Tersane Mandaları
Tersane Mandaları
Tersane havuzlarına gemi alınınca, havuzların suyu, makinelerle değil, gayet büyük bostan dolaplarıyla boşaltılırdı; havuzların yanı başında bulunan bu dolaplara da “havuz dolabı” adı verilirdi ve dolaplara mandalar koşulurdu. Dolaplara da kadimden beri Kürt neferler nezaret ederdi, bunlara “mandacı”, ağalarına da “manda ağası” denilirdi.
Türkiye’de mükellefiyet-i askeriyenin kabulünden çok sonraları dahi tersanede bu dolaplar ve mandalar kullanılmıştır. Vatandaşlara askerlik mükellefiyetinin kabulünden sonra, kurası tersaneye düşen efrattan bedel verecekler için, para bedeli yerine mandalı bedel kabul edilmişti; yani askerliğini bahriyede yapacak olan bedelliler, kendi yerlerine havuz dolaplarına bir manda gönderirlerdi.
Sahibinin yerine hizmet müddetini dolduran mandaların boynuzları yaldızlanır, terhis kâğıtları da sırmalı kordonlarla boynuzlarının arasına asılır, sahibine merasimle teslim edilir, kasabasında, köyünde de, davul zurnalı bir merasimle karşılanırdı...
Ateş istidası “Feryadı gökyüzünü tuttu” denildiği gibi, görülen haksızlık ve zulümden bizzat padişaha şikâyet edebilmek için, huzura çıkamayanlar son bir çareye başvurmuşlardı. Padişahın sahil saraylardan birinde pencere önünde oturması gözlenir ve hemen bir kayıkla denize açılarak, içinde saman, talaş, hasır parçaları veya ziftli paçavralar bulunan bir kap baş üstüne konulup tutuşturulur; bu, “Padişahım, her taraftan gördüğüm haksızlık ve zulümle artık başımda ateş yanıyor. Son ümidim sendedir, sana sığınıyorum, fakat beni senin yanına sokmuyorlar!” demektir.
Bunu gören padişah derhal şikâyetçiyi huzuruna getirtir, derdini dinleyerek icap eden emirleri verir. Ateş istidasının en parlak örneği, Naimâ Tarihi’nin dördüncü cildinde 1648 yılı (Hicri 1058) vakaları arasında kayıtlıdır ve Sultan İbrahim saltanatının son günlerine rastlar:
Yedi tane İngiliz tüccar kalyonu, Galata önünde derya ortasında ak bayraklar çekip bütün mürettebatı güverte üzerine dizilir, başlarında birer bakraç zift yakıp bağrışmaya başlarlar. Derhal saraydan adam gönderilip dertlerinin ne olduğu sorulur. Meğer getirdikleri maldan evvela ticaret muahedesiyle tespit edilen yüzde üç yerine yüzde altı gümrük resmi alınmış.

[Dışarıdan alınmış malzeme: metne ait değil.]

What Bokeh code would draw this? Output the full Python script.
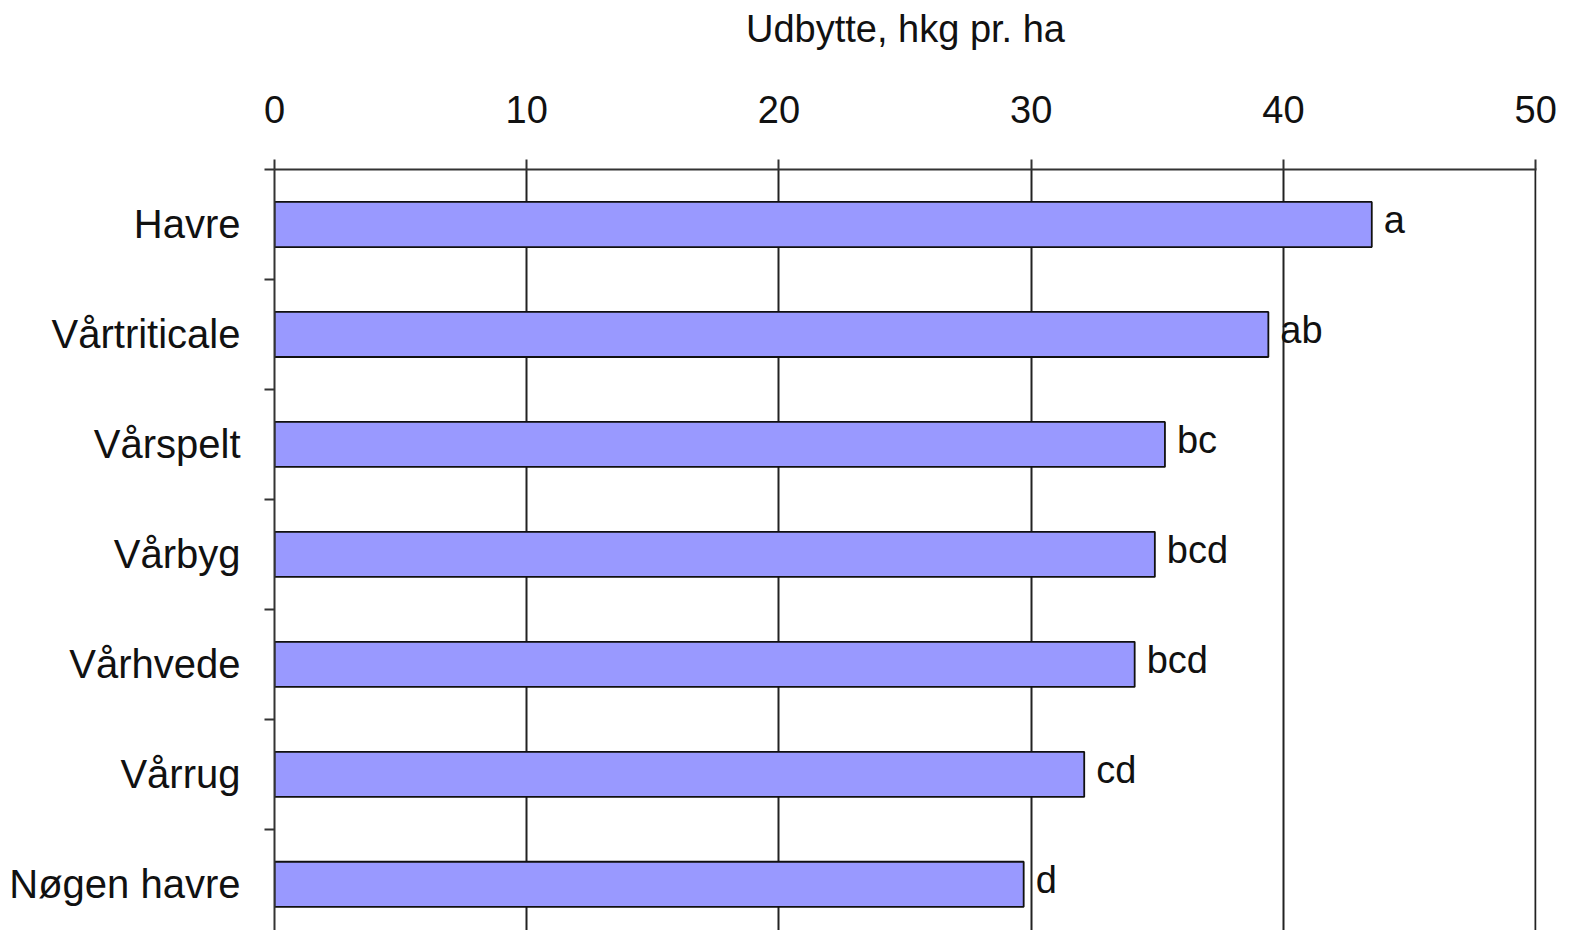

Sonra satın alınan takriben 15.000 kuruşluk mallarının bedeli ödenmediği gibi, gemi kaptanlarına limanı derhal terk etmeleri de emrolunmuş...
“Bu mezalim üzerimizden ref buyurulsun yahut sefinelerimizle umumen ateşlere yanarız” demek isterlermiş. Bunu öğrenen Sultan İbrahim, hemen Çavuşbaşı Ağa’yı Sadrazam Hezarpare Ahmed Paşa’ya göndererek İngilizlere yapılan haksızlığı tamir ettirmiş.